Question

Show that the following set of curve intersect orthogonally x² + 4y² = 8 and x² − 2y² = 4 ?

Answer 1

\[ x^2 + 4 y^2 = 8 . . . \left( 1 \right)\]

\[ x^2 - 2 y^2 = 4 . . . \left( 2 \right)\]

\[\text { From (1) and (2) we get }\]

\[6 y^2 = 4\]

\[ \Rightarrow y^2 = \frac{2}{3}\]

\[ \Rightarrow y = \frac{\sqrt{2}}{\sqrt{3}} ory = \frac{- \sqrt{2}}{\sqrt{3}}\]

\[\text { From } (1),\]

\[ x^2 + \frac{8}{3} = 8\]

\[ \Rightarrow x^2 = \frac{16}{3}\]

\[ \Rightarrow x = \pm \frac{4}{\sqrt{3}}\]

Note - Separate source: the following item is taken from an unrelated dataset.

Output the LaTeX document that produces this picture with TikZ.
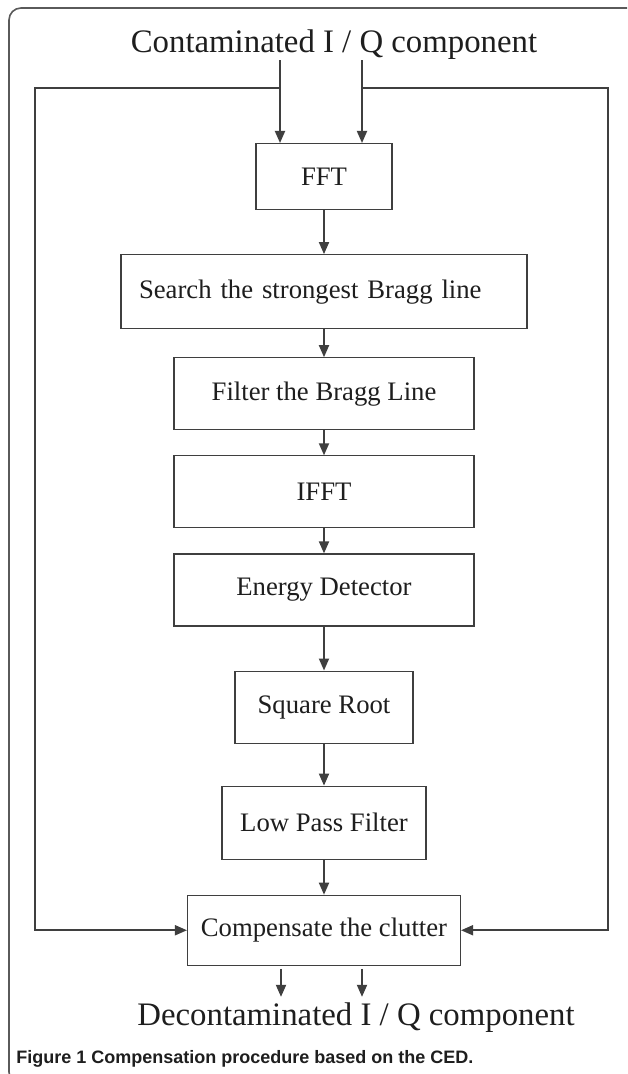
\documentclass[tikz,border=0pt]{standalone}
\usepackage{fontspec}
\setmainfont{Liberation Serif}
\newfontfamily\capfont{Liberation Sans}
\usetikzlibrary{arrows.meta,positioning,calc}
\definecolor{linegray}{HTML}{3F3F3F}
\definecolor{framegray}{HTML}{5A5A5A}
\definecolor{inkgray}{HTML}{1E1E1E}

\begin{document}
\begin{tikzpicture}[
    x=0.5pt, y=-0.5pt,
    font=\fontsize{13.35pt}{16pt}\selectfont,
    node distance=0mm,
    stage/.style={draw=linegray, line width=0.55pt, inner sep=0pt, align=center, text=inkgray, minimum height=36pt},
    flow/.style={-{Triangle[length=6pt,width=5pt]}, draw=linegray, line width=0.9pt},
    big/.style={font=\fontsize{16.4pt}{19pt}\selectfont, inner sep=0pt, text=inkgray}
]
\useasboundingbox (0,0) rectangle (627,1074);
\clip (0,0) rectangle (627,1074);
\fill[white] (0,0) rectangle (627,1074);

% outer frame
\draw[framegray, line width=0.8pt, rounded corners=6pt] (660,8) -- (9,8) -- (9,1084) -- (60,1084);

\node[big, anchor=base] (src) at (334,53) {Contaminated I / Q component};

\node[stage, minimum width=68pt, minimum height=33pt, anchor=north] (fft) at (324,143) {FFT};
\node[stage, text width=185pt, inner xsep=9pt, align=left, minimum height=37pt, below=22pt of fft] (srch) {Search the strongest Bragg line};
\node[stage, minimum width=150pt, below=14pt of srch] (filt) {Filter the Bragg Line};
\node[stage, minimum width=150pt, below=12.5pt of filt] (ifft) {IFFT};
\node[stage, minimum width=150pt, below=12.5pt of ifft] (edet) {Energy Detector};
\node[stage, minimum width=89pt, below=22pt of edet] (sroot) {Square Root};
\node[stage, minimum width=102pt, minimum height=36.5pt, below=21pt of sroot] (lpf) {Low Pass Filter};
\node[stage, minimum width=136.5pt, minimum height=35pt, below=17.5pt of lpf] (comp) {Compensate the clutter};

\node[big, anchor=base] (dst) at (356,1025) {Decontaminated I / Q component};

\node[anchor=base west, inner sep=0pt, text=inkgray, font=\capfont\bfseries\fontsize{9pt}{11pt}\selectfont] (cap) at (16,1063) {Figure 1 Compensation procedure based on the CED.};

% inputs and the two bypass lines
\coordinate (inA) at ($(fft.north)+(-44,0)$);
\coordinate (inB) at ($(fft.north)+(38,0)$);
\coordinate (tapA) at ($(inA)+(0,-55)$);
\coordinate (tapB) at ($(inB)+(0,-55)$);
\coordinate (cornA) at (35,88);
\coordinate (cornB) at (608,88);

\draw[flow] (inA |- src.south) -- (inA);
\draw[flow] (inB |- src.south) -- (inB);
\draw[flow] (tapA) -- (cornA) |- (comp.west);
\draw[flow] (tapB) -- (cornB) |- (comp.east);

\foreach \a/\b in {fft/srch, srch/filt, filt/ifft, ifft/edet, edet/sroot, sroot/lpf, lpf/comp}
  \draw[flow] (\a.south) -- (\b.north);

% outputs
\coordinate (outA) at ($(comp.south)+(-43,0)$);
\coordinate (outB) at ($(comp.south)+(38,0)$);
\draw[flow, shorten <=1.5pt, shorten >=2.5pt] (outA) -- (outA |- dst.north);
\draw[flow, shorten <=1.5pt, shorten >=2.5pt] (outB) -- (outB |- dst.north);
\end{tikzpicture}
\end{document}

\[\text { So },\left( x, y \right)=\left( \frac{4}{\sqrt{3}}, \frac{\sqrt{2}}{\sqrt{3}} \right),\left( \frac{4}{\sqrt{3}}, \frac{- \sqrt{2}}{\sqrt{3}} \right),\left( \frac{- 4}{\sqrt{3}}, \frac{\sqrt{2}}{\sqrt{3}} \right),\left( \frac{- 4}{\sqrt{3}}, - \frac{\sqrt{2}}{\sqrt{3}} \right)\]

\[\text { Consider point }\left( x_1 , y_1 \right)=\left( \frac{4}{\sqrt{3}}, \frac{\sqrt{2}}{\sqrt{3}} \right)\]

\[\text { Differentiating (1) w.r.t.x, }\]

\[2x + 8y\frac{dy}{dx} = 0\]

\[ \Rightarrow \frac{dy}{dx} = \frac{- x}{4y}\]

\[ \Rightarrow m_1 = \left( \frac{dy}{dx} \right)_\left( \frac{4}{\sqrt{3}}, \frac{\sqrt{2}}{\sqrt{3}} \right) = \frac{- \frac{4}{\sqrt{3}}}{4\frac{\sqrt{2}}{\sqrt{3}}} = \frac{- 1}{\sqrt{2}}\]

\[\text { Differentiating (2) w.r.t.x, }\]

\[2x - 4y\frac{dy}{dx} = 0\]

\[ \Rightarrow \frac{dy}{dx} = \frac{x}{2y}\]

\[ \Rightarrow m_2 = \left( \frac{dy}{dx} \right)_\left( \frac{4}{\sqrt{3}}, \frac{\sqrt{2}}{\sqrt{3}} \right) = \frac{\frac{4}{\sqrt{3}}}{2\frac{\sqrt{2}}{\sqrt{3}}} = \sqrt{2}\]

\[\text { Now,} m_1 \times m_2 = \frac{- 1}{\sqrt{2}} \times \sqrt{2}\]

\[ \Rightarrow m_1 \times m_2 = - 1\]

\[\text { Since,} m_1 \times m_2 = - 1\]

\[\text { Hence,, the curves are orthogonal at }\left( \frac{4}{\sqrt{3}}, \frac{\sqrt{2}}{\sqrt{3}} \right).\]

\[\text { Similarly, we can see that the curves are orthogonal in each possibility of }\left( x_1 , y_1 \right).\]